**DATA EXTRACT**:
● ● ●

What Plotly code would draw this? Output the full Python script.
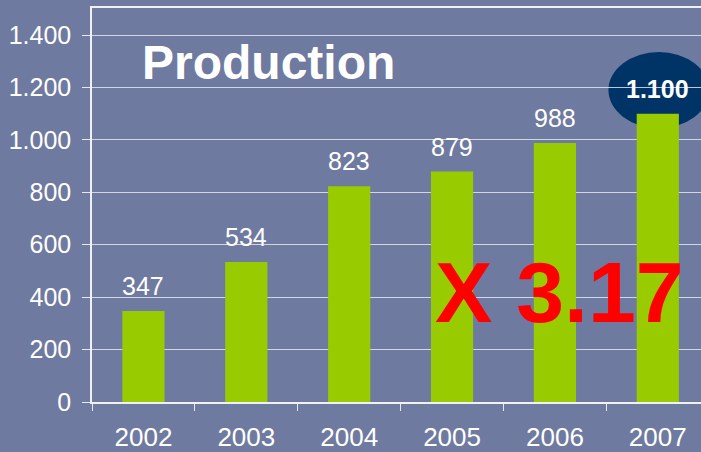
import plotly.graph_objects as go

years = ["2002", "2003", "2004", "2005", "2006", "2007"]
production = [347, 534, 823, 879, 988, 1100]
value_labels = ["347", "534", "823", "879", "988", "1.100"]
y_ticks = [0, 200, 400, 600, 800, 1000, 1200, 1400]
y_tick_labels = ["0", "200", "400", "600", "800", "1.000", "1.200", "1.400"]

BG = "#6F7AA1"
FONT = "Liberation Sans, Arial, sans-serif"

fig = go.Figure()
fig.add_trace(go.Bar(x=years, y=production, marker_color="#99CC00",
                     marker_line_width=0, width=0.41, hoverinfo="skip"))

annotations = []
for i, (v, lab) in enumerate(zip(production, value_labels)):
    last = i == len(production) - 1
    annotations.append(dict(
        x=i, y=v, xref="x", yref="y", text=("<b>%s</b>" % lab) if last else lab,
        showarrow=False, yanchor="bottom", yshift=9,
        font=dict(family=FONT, size=25, color="white")))

annotations.append(dict(x=0.29, y=0.862, xref="paper", yref="paper",
                        text="<b>Production</b>", showarrow=False,
                        xanchor="center", yanchor="middle",
                        font=dict(family=FONT, size=48, color="white")))
annotations.append(dict(x=4.045, y=418, xref="x", yref="y",
                        text="<b>X 3.17</b>", showarrow=False,
                        xanchor="center", yanchor="middle",
                        font=dict(family=FONT, size=86, color="#FF0000")))

fig.update_layout(
    width=701, height=452,
    margin=dict(l=92, r=0, t=8, b=50),
    paper_bgcolor=BG, plot_bgcolor=BG,
    showlegend=False,
    annotations=annotations,
    shapes=[dict(type="circle", xref="x", yref="y", x0=4.52, x1=5.50,
                 y0=1045, y1=1335, fillcolor="#003366", line_width=0,
                 layer="below")],
    font=dict(family=FONT, color="white"),
)
fig.update_xaxes(type="category", range=[-0.5, 5.42], showgrid=False, showline=True,
                 linecolor="#F0F0F5", linewidth=1.5, mirror=True,
                 ticks="outside", ticklen=7, tickcolor="#E8E8F0",
                 tickson="boundaries", ticklabelstandoff=11, automargin=False,
                 tickfont=dict(family=FONT, size=26, color="white"))
fig.update_yaxes(range=[0, 1503], tickvals=y_ticks, ticktext=y_tick_labels,
                 showgrid=True, gridcolor="rgba(235,237,245,0.8)", gridwidth=1.2,
                 showline=True, linecolor="#F0F0F5", linewidth=1.5,
                 ticks="outside", ticklen=8, tickcolor="#E8E8F0",
                 zeroline=False, ticklabelstandoff=6, automargin=False,
                 tickfont=dict(family=FONT, size=25, color="white"))

fig.write_html("out.html", config={"displayModeBar": False},
               post_script="document.body.style.margin='0';")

● ● ●

**EXERCISE TASK**: Without any pictures, reproduce the lines from the first one in the material through the line that has "import plotly.graph_objects as go", exactly as they appear.

**FULL ANSWER**:
What Plotly code would draw this? Output the full Python script.
import plotly.graph_objects as go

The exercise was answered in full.